** START OF EXTRACTED ENTRIES **
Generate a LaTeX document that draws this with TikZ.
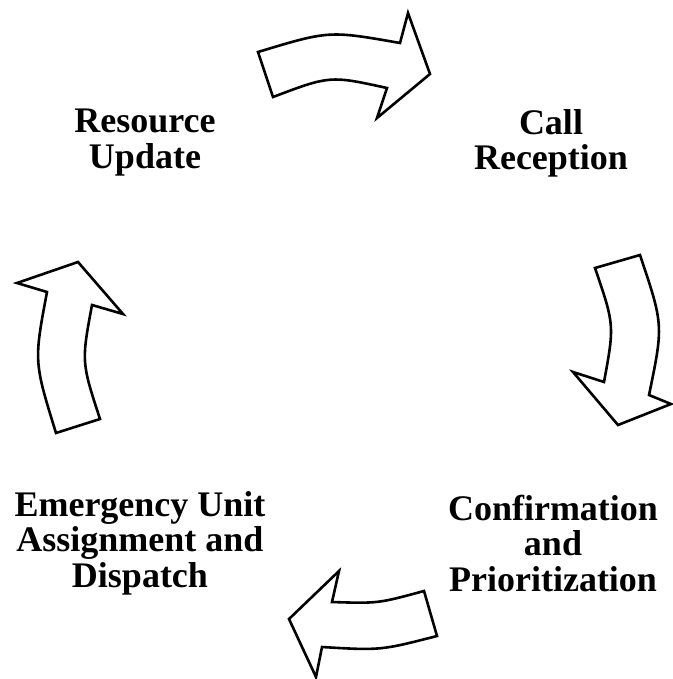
\documentclass[tikz,border=0pt]{standalone}
\usepackage{fontspec}
\setmainfont{Liberation Serif}
\begin{document}
\begin{tikzpicture}[x=1pt,y=-1pt,
  lbl/.style={align=center,inner sep=0pt,font=\fontsize{36}{35.5}\selectfont\bfseries},
  blockarrow/.style={draw=black,fill=white,line width=2.6pt,line join=miter}]
\useasboundingbox (0,0) rectangle (672,679);
% labels
\node[lbl] (res) at (145,142.5) {Resource\\Update};
\node[lbl] (call) at (551,143.5) {Call\\Reception};
\node[lbl] (conf) at (553,543) {Confirmation\\and\\Prioritization};
\node[lbl] (emer) at (140,543) {Emergency Unit\\Assignment and\\Dispatch};
% block arrows
\draw[blockarrow] (258,52) .. controls (329,30.5) .. (400,43) -- (408,13) -- (430,74) -- (377,118) -- (387,88) .. controls (330,75.5) .. (273,97) -- cycle;
\draw[blockarrow] (595,268) -- (640,255) .. controls (663.5,325) .. (649,395) -- (671,404) -- (618,425) -- (573,372) -- (604,382) .. controls (614.5,325) .. (595,268) -- cycle;
\draw[blockarrow] (424,591) .. controls (378,603.5) .. (332,602) -- (339,571) -- (289,619) -- (316,677) -- (322,647) .. controls (380.5,650.5) .. (437,636) -- cycle;
\draw[blockarrow] (56,433) .. controls (33.9,361.5) .. (47,292) -- (17,283) -- (78,262) -- (123,314) -- (92,305) .. controls (81.4,362) .. (100,419) -- cycle;
\end{tikzpicture}
\end{document}
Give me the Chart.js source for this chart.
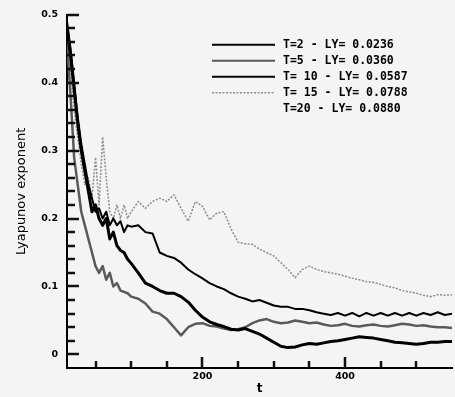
<!DOCTYPE html>
<html>
<head>
<meta charset="utf-8">
<script src="https://cdn.jsdelivr.net/npm/chart.js@4.4.1/dist/chart.umd.min.js"></script>
<style>
  html, body { margin: 0; padding: 0; background: #f4f4f4; }
  #wrap { width: 455px; height: 397px; }
</style>
</head>
<body>
<div id="wrap"><canvas id="myChart"></canvas></div>
<script>
const tValues = [10, 15, 20, 25, 30, 35, 40, 45, 50, 55, 60, 65, 70, 75, 80, 85, 90, 95,
  100, 110, 120, 130, 140, 150, 160, 170, 180, 190, 200, 210, 220, 230, 240, 250, 260,
  270, 280, 290, 300, 310, 320, 330, 340, 350, 360, 370, 380, 390, 400, 410, 420, 430,
  440, 450, 460, 470, 480, 490, 500, 510, 520, 530, 540, 550];

const seriesT2 = [0.48, 0.44, 0.39, 0.34, 0.30, 0.27, 0.24, 0.21, 0.22, 0.20, 0.19, 0.20,
  0.17, 0.18, 0.16, 0.153, 0.15, 0.14, 0.134, 0.12, 0.105, 0.10, 0.094, 0.09, 0.09,
  0.085, 0.077, 0.065, 0.055, 0.048, 0.044, 0.041, 0.037, 0.036, 0.038, 0.034, 0.03,
  0.024, 0.018, 0.012, 0.01, 0.011, 0.014, 0.016, 0.015, 0.017, 0.019, 0.02, 0.022,
  0.024, 0.026, 0.025, 0.024, 0.022, 0.02, 0.018, 0.017, 0.016, 0.015, 0.016, 0.018,
  0.018, 0.019, 0.019];

const seriesT5 = [0.46, 0.38, 0.29, 0.25, 0.21, 0.19, 0.17, 0.15, 0.13, 0.12, 0.13, 0.11,
  0.12, 0.10, 0.105, 0.094, 0.092, 0.09, 0.085, 0.082, 0.075, 0.063, 0.06, 0.052, 0.04,
  0.028, 0.04, 0.045, 0.046, 0.042, 0.041, 0.038, 0.036, 0.037, 0.04, 0.046, 0.05,
  0.052, 0.048, 0.046, 0.047, 0.05, 0.048, 0.046, 0.047, 0.044, 0.042, 0.043, 0.045,
  0.042, 0.041, 0.043, 0.044, 0.042, 0.041, 0.043, 0.045, 0.044, 0.042, 0.043, 0.041,
  0.040, 0.040, 0.039];

const seriesT10 = [0.49, 0.45, 0.40, 0.35, 0.31, 0.28, 0.25, 0.23, 0.21, 0.215, 0.20, 0.21,
  0.19, 0.20, 0.19, 0.196, 0.18, 0.19, 0.188, 0.19, 0.18, 0.178, 0.15, 0.145, 0.142,
  0.135, 0.125, 0.118, 0.112, 0.105, 0.10, 0.096, 0.09, 0.085, 0.082, 0.078, 0.08,
  0.076, 0.072, 0.07, 0.07, 0.067, 0.067, 0.065, 0.062, 0.06, 0.058, 0.061, 0.057,
  0.061, 0.056, 0.061, 0.057, 0.061, 0.057, 0.061, 0.057, 0.061, 0.057, 0.061, 0.058,
  0.062, 0.058, 0.06];

const seriesT15 = [0.47, 0.42, 0.36, 0.32, 0.28, 0.25, 0.26, 0.23, 0.29, 0.22, 0.32, 0.26,
  0.21, 0.20, 0.22, 0.20, 0.22, 0.20, 0.21, 0.225, 0.215, 0.225, 0.23, 0.225, 0.235,
  0.215, 0.196, 0.225, 0.218, 0.198, 0.208, 0.21, 0.185, 0.165, 0.163, 0.162, 0.155,
  0.15, 0.145, 0.135, 0.125, 0.113, 0.125, 0.13, 0.125, 0.122, 0.12, 0.118, 0.115,
  0.112, 0.11, 0.107, 0.106, 0.103, 0.10, 0.098, 0.094, 0.092, 0.09, 0.087, 0.085,
  0.088, 0.087, 0.088];

// no curve is visible for T=20 in the picture, only its legend text
const seriesT20 = [];

const seriesLabels = ["T=2 - LY= 0.0236", "T=5 - LY= 0.0360", "T= 10 - LY= 0.0587",
  "T= 15 - LY= 0.0788", "T=20 - LY= 0.0880"];

const xTickValues = [50, 100, 150, 200, 250, 300, 350, 400, 450, 500];

const toPoints = (values) => values.map((y, i) => ({ x: tValues[i], y }));

// legend drawn inside the plot, top right
const insideLegend = {
  id: "insideLegend",
  afterDatasetsDraw(chart) {
    const { ctx, chartArea } = chart;
    ctx.save();
    ctx.font = "bold 11.5px 'DejaVu Sans Mono'";
    ctx.textBaseline = "middle";
    chart.data.datasets.forEach((ds, i) => {
      const y = chartArea.top + 30 + i * 16;
      const x0 = chartArea.left + 145;
      ctx.strokeStyle = ds.borderColor;
      ctx.lineWidth = Math.min(ds.borderWidth, 2);
      ctx.setLineDash(ds.borderDash || []);
      ctx.beginPath();
      ctx.moveTo(x0, y);
      ctx.lineTo(x0 + 63, y);
      ctx.stroke();
      ctx.setLineDash([]);
      ctx.fillStyle = "#000";
      ctx.fillText(ds.label, x0 + 71, y);
    });
    ctx.restore();
  },
};

// tick marks pointing into the plot
const innerTicks = {
  id: "innerTicks",
  afterDraw(chart) {
    const c = chart.ctx;
    const area = chart.chartArea;
    const sx = chart.scales.x;
    const sy = chart.scales.y;
    c.save();
    c.strokeStyle = "#111111";
    c.lineWidth = 2.5;
    xTickValues.forEach((v) => {
      const px = Math.round(sx.getPixelForValue(v));
      c.beginPath();
      c.moveTo(px, area.bottom);
      c.lineTo(px, area.bottom - (v % 200 === 0 ? 11 : 7));
      c.stroke();
    });
    for (let k = 0; k <= 25; k++) {
      const py = Math.round(sy.getPixelForValue(k * 0.02));
      c.beginPath();
      c.moveTo(area.left, py);
      c.lineTo(area.left + (k % 5 === 0 ? 12 : 8), py);
      c.stroke();
    }
    c.restore();
  },
};

new Chart(document.getElementById("myChart"), {
  type: "line",
  data: {
    datasets: [
      { label: seriesLabels[0], data: toPoints(seriesT2), borderColor: "#000000", borderWidth: 3 },
      { label: seriesLabels[1], data: toPoints(seriesT5), borderColor: "#5a5a5a", borderWidth: 2.5 },
      { label: seriesLabels[2], data: toPoints(seriesT10), borderColor: "#000000", borderWidth: 2 },
      { label: seriesLabels[3], data: toPoints(seriesT15), borderColor: "#8c8c8c", borderWidth: 1.5, borderDash: [2, 1.5] },
      { label: seriesLabels[4], data: toPoints(seriesT20), borderColor: "rgba(0,0,0,0)", borderWidth: 1 },
    ],
  },
  options: {
    responsive: true,
    maintainAspectRatio: false,
    animation: false,
    layout: { padding: { top: 13, right: 0, left: 0, bottom: 0 } },
    elements: {
      point: { radius: 0 },
      line: { tension: 0, borderJoinStyle: "round" },
    },
    plugins: {
      legend: { display: false },
      tooltip: { enabled: false },
    },
    scales: {
      x: {
        type: "linear",
        min: 10,
        max: 550,
        afterFit: (scale) => { scale.height = 29; },
        ticks: {
          stepSize: 50,
          autoSkip: false,
          maxRotation: 0,
          padding: 3,
          color: "#000",
          font: { family: "DejaVu Sans", size: 9.5, weight: "bold" },
          callback: (v) => (v % 200 === 0 && v > 0 ? String(v) : ""),
        },
        grid: { display: true, drawOnChartArea: false, drawTicks: false },
        border: { display: true, color: "#000", width: 2 },
        title: {
          display: true,
          text: "t",
          color: "#000",
          font: { family: "DejaVu Sans", size: 12, weight: "bold" },
          padding: { top: 0, bottom: 1 },
        },
      },
      y: {
        min: -0.02,
        max: 0.5,
        afterFit: (scale) => { scale.width = 67; },
        ticks: {
          stepSize: 0.02,
          autoSkip: false,
          padding: 9,
          color: "#000",
          font: { family: "DejaVu Sans", size: 9.5, weight: "bold" },
          callback: (v) => {
            const major = Math.abs(v * 10 - Math.round(v * 10)) < 1e-6;
            if (!major || v < 0) return "";
            return Math.abs(v) < 1e-9 ? "0" : v.toFixed(1);
          },
        },
        grid: { display: true, drawOnChartArea: false, drawTicks: false },
        border: { display: true, color: "#000", width: 2 },
        title: {
          display: true,
          text: "Lyapunov exponent",
          color: "#000",
          font: { family: "DejaVu Sans", size: 13 },
          padding: { top: 14, bottom: 0 },
        },
      },
    },
  },
  plugins: [insideLegend, innerTicks],
});
</script>
</body>
</html>
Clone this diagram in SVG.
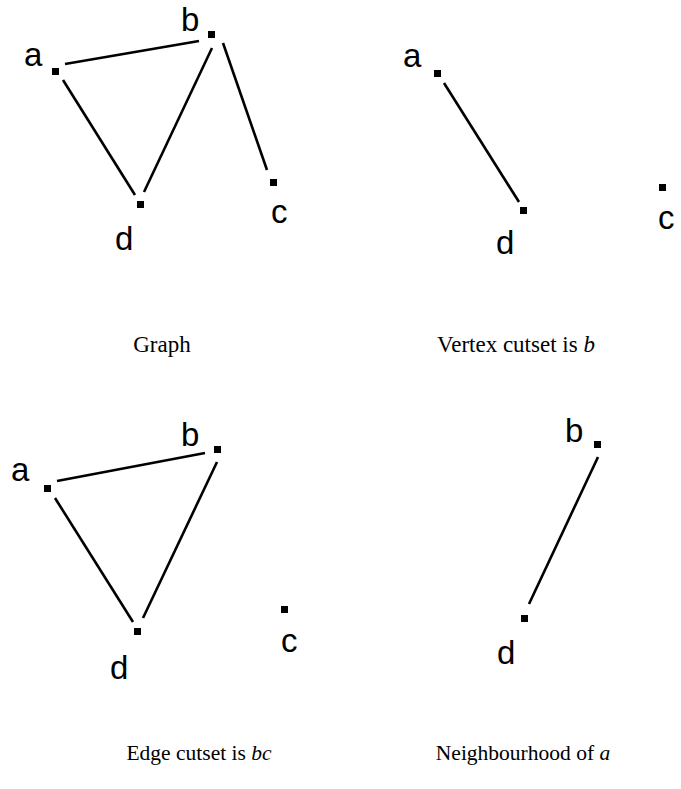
<svg xmlns="http://www.w3.org/2000/svg" width="681" height="789" viewBox="0 0 681 789">
<style>
.lbl{font-family:"Liberation Sans",Arial,sans-serif;font-size:33px;fill:#000}
.cap{font-family:"Liberation Serif","Times New Roman",serif;font-size:23px;fill:#000;text-anchor:middle}
.cap2{font-size:21.5px}
.edge{stroke:#000;stroke-width:2.6;fill:none;stroke-linecap:butt}
.pt{fill:#000}
</style>
<rect width="681" height="789" fill="#fff"/>
<g id="connectors">
<line class="edge" x1="65" y1="64" x2="199" y2="41"/>
<line class="edge" x1="63" y1="80" x2="135" y2="195"/>
<line class="edge" x1="212" y1="48" x2="144" y2="192"/>
<line class="edge" x1="223" y1="43" x2="267" y2="170"/>
<line class="edge" x1="444" y1="83" x2="519" y2="202"/>
<line class="edge" x1="57" y1="481" x2="205" y2="453"/>
<line class="edge" x1="55" y1="498" x2="133" y2="622"/>
<line class="edge" x1="217" y1="462" x2="143" y2="618"/>
<line class="edge" x1="598" y1="457" x2="529" y2="604"/>
</g>
<g id="g1-a"><rect class="pt" x="52" y="68" width="7" height="7"/><text class="lbl" x="24" y="66">a</text></g>
<g id="g1-b"><rect class="pt" x="208" y="31" width="7" height="7"/><text class="lbl" x="181" y="31">b</text></g>
<g id="g1-c"><rect class="pt" x="270" y="179" width="7" height="7"/><text class="lbl" x="271" y="223">c</text></g>
<g id="g1-d"><rect class="pt" x="137" y="201" width="7" height="7"/><text class="lbl" x="115" y="250">d</text></g>
<g id="g2-a"><rect class="pt" x="434" y="70" width="7" height="7"/><text class="lbl" x="403" y="67">a</text></g>
<g id="g2-d"><rect class="pt" x="520" y="207" width="7" height="7"/><text class="lbl" x="496" y="254">d</text></g>
<g id="g2-c"><rect class="pt" x="659" y="184" width="7" height="7"/><text class="lbl" x="658" y="229">c</text></g>
<g id="g3-a"><rect class="pt" x="44" y="485" width="7" height="7"/><text class="lbl" x="11" y="481">a</text></g>
<g id="g3-b"><rect class="pt" x="214" y="446" width="7" height="7"/><text class="lbl" x="181" y="446">b</text></g>
<g id="g3-c"><rect class="pt" x="281" y="606" width="7" height="7"/><text class="lbl" x="281" y="652">c</text></g>
<g id="g3-d"><rect class="pt" x="134" y="628" width="7" height="7"/><text class="lbl" x="110" y="679">d</text></g>
<g id="g4-b"><rect class="pt" x="594" y="441" width="7" height="7"/><text class="lbl" x="565" y="442">b</text></g>
<g id="g4-d"><rect class="pt" x="521" y="615" width="7" height="7"/><text class="lbl" x="497" y="664">d</text></g>
<g id="captions">
<text class="cap" x="162" y="352">Graph</text>
<text class="cap" x="516" y="352">Vertex cutset is <tspan font-style="italic">b</tspan></text>
<text class="cap cap2" x="199" y="760">Edge cutset is <tspan font-style="italic">bc</tspan></text>
<text class="cap cap2" x="523" y="760">Neighbourhood of <tspan font-style="italic">a</tspan></text>
</g>
</svg>
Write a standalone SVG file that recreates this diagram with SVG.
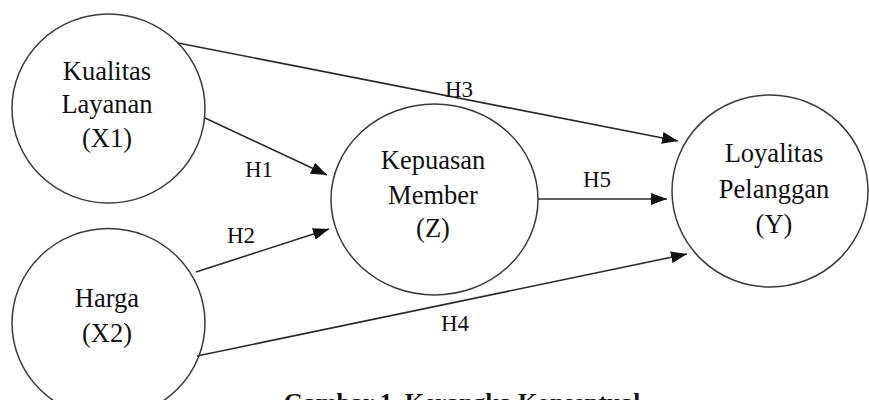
<svg xmlns="http://www.w3.org/2000/svg" width="869" height="400" viewBox="0 0 869 400">
<style>
.node{fill:#fff;stroke:#3a3a3a;stroke-width:1.5}
text{font-family:'Liberation Serif','Times New Roman',serif;fill:#111;text-anchor:middle}
.t{font-size:26.5px}
.h{font-size:23px}
.e{stroke:#2a2a2a;stroke-width:1.6;fill:none;marker-end:url(#ah)}
.cap{font-size:25px;font-weight:bold}
</style>
<defs>
<marker id="ah" markerWidth="16" markerHeight="12" refX="16" refY="6" orient="auto" markerUnits="userSpaceOnUse">
<path d="M0,0 L16,6 L0,12 Z" fill="#111"/>
</marker>
</defs>
<rect width="869" height="400" fill="#fff"/>
<g id="x1">
<ellipse class="node" cx="108.5" cy="108.5" rx="96.5" ry="94.5"/>
<text class="t" x="107" y="80">Kualitas</text>
<text class="t" x="107" y="113">Layanan</text>
<text class="t" x="107" y="147">(X1)</text>
</g>
<g id="x2">
<ellipse class="node" cx="108.5" cy="323" rx="96.5" ry="94.5"/>
<text class="t" x="107" y="307">Harga</text>
<text class="t" x="107" y="342">(X2)</text>
</g>
<g id="z">
<ellipse class="node" cx="434.5" cy="199.5" rx="103.5" ry="95.5"/>
<text class="t" x="433" y="169">Kepuasan</text>
<text class="t" x="433" y="204">Member</text>
<text class="t" x="433" y="237">(Z)</text>
</g>
<g id="y">
<ellipse class="node" cx="770" cy="191" rx="98" ry="96"/>
<text class="t" x="774" y="162">Loyalitas</text>
<text class="t" x="774" y="198">Pelanggan</text>
<text class="t" x="774" y="233">(Y)</text>
</g>
<g id="connectors">
<line class="e" x1="178" y1="43" x2="678" y2="141"/>
<line class="e" x1="205" y1="118" x2="327" y2="175"/>
<line class="e" x1="196" y1="272" x2="329" y2="229"/>
<line class="e" x1="197" y1="356" x2="687" y2="254"/>
<line class="e" x1="538" y1="199" x2="667" y2="199"/>
<text class="h" x="259" y="177">H1</text>
<text class="h" x="241" y="243">H2</text>
<text class="h" x="459" y="97">H3</text>
<text class="h" x="455" y="331">H4</text>
<text class="h" x="597" y="187">H5</text>
</g>
<text class="cap" x="462" y="410.5">Gambar 1. Kerangka Konseptual</text>
</svg>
** END OF EXTRACTED ENTRIES **
◆ PROBLEM
Without any pictures, set down the lines from the one holding "Give me the Chart.js source for this chart." through the one holding "0.018, 0.019, 0.019];".

◆ RESULT
Give me the Chart.js source for this chart.
<!DOCTYPE html>
<html>
<head>
<meta charset="utf-8">
<script src="https://cdn.jsdelivr.net/npm/chart.js@4.4.1/dist/chart.umd.min.js"></script>
<style>
  html, body { margin: 0; padding: 0; background: #f4f4f4; }
  #wrap { width: 455px; height: 397px; }
</style>
</head>
<body>
<div id="wrap"><canvas id="myChart"></canvas></div>
<script>
const tValues = [10, 15, 20, 25, 30, 35, 40, 45, 50, 55, 60, 65, 70, 75, 80, 85, 90, 95,
  100, 110, 120, 130, 140, 150, 160, 170, 180, 190, 200, 210, 220, 230, 240, 250, 260,
  270, 280, 290, 300, 310, 320, 330, 340, 350, 360, 370, 380, 390, 400, 410, 420, 430,
  440, 450, 460, 470, 480, 490, 500, 510, 520, 530, 540, 550];

const seriesT2 = [0.48, 0.44, 0.39, 0.34, 0.30, 0.27, 0.24, 0.21, 0.22, 0.20, 0.19, 0.20,
  0.17, 0.18, 0.16, 0.153, 0.15, 0.14, 0.134, 0.12, 0.105, 0.10, 0.094, 0.09, 0.09,
  0.085, 0.077, 0.065, 0.055, 0.048, 0.044, 0.041, 0.037, 0.036, 0.038, 0.034, 0.03,
  0.024, 0.018, 0.012, 0.01, 0.011, 0.014, 0.016, 0.015, 0.017, 0.019, 0.02, 0.022,
  0.024, 0.026, 0.025, 0.024, 0.022, 0.02, 0.018, 0.017, 0.016, 0.015, 0.016, 0.018,
  0.018, 0.019, 0.019];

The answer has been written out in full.